Walking Consciously Through Designed Spaces

Next time you’re in an airport, try this experiment: watch your feet.

Not metaphorically—literally. Notice where you’re walking. Observe what you pass, what catches your attention, what tempts you to pause. Note the placement of water fountains, the scent near duty-free entrances, the strategic absence of seating until you’ve cleared primary retail zones.

These elements weren’t arranged for your convenience. They were arranged for influence.

Airports represent some of the most meticulously engineered behavioral environments most of us will ever navigate—spaces designed not just for security and traffic flow, but for psychological impact and commercial conversion. You are simultaneously the subject of the design and the consumer of its outcomes.

The miracle isn’t that you occasionally buy things at airports. The miracle is that you believe you chose to.
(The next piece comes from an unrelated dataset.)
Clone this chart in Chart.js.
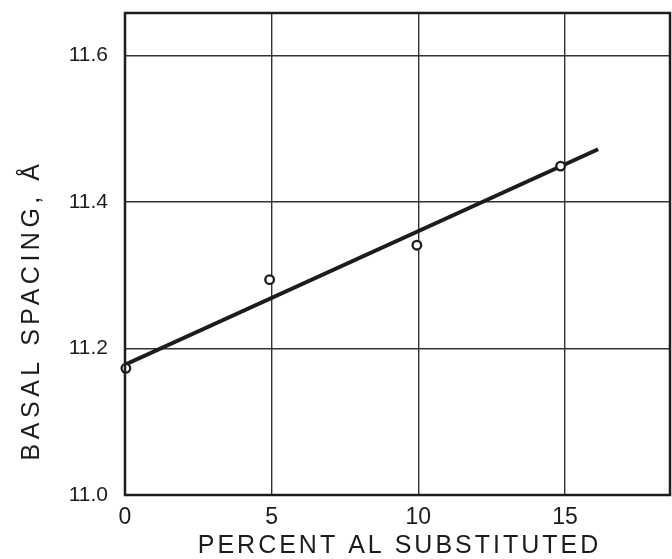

This isn’t a call for cynicism but for awareness. Choice architecture isn’t inherently manipulative—it’s simply powerful. And like all powerful tools, its ethical valence depends on purpose and transparency.

Between gate assignment and boarding call, between your intention and your purchase, there exists a system—a quiet choreography of signs, lights, scents, and pathways. It doesn’t command. It suggests. And in airports, suggestion is everything.

Understanding these influences doesn’t make you immune (I still buy overpriced airport bottled water despite knowing better), but awareness creates choice where before there was only unconscious reaction. And in spaces designed to bypass your conscious decision-making, awareness itself becomes a form of resistance.

The next time you navigate an international terminal, remember: you’re not just passing through an airport—you’re moving through one of the most sophisticated behavioral influence machines ever designed. The question isn’t whether it’s working on you, but how consciously you choose to engage with it.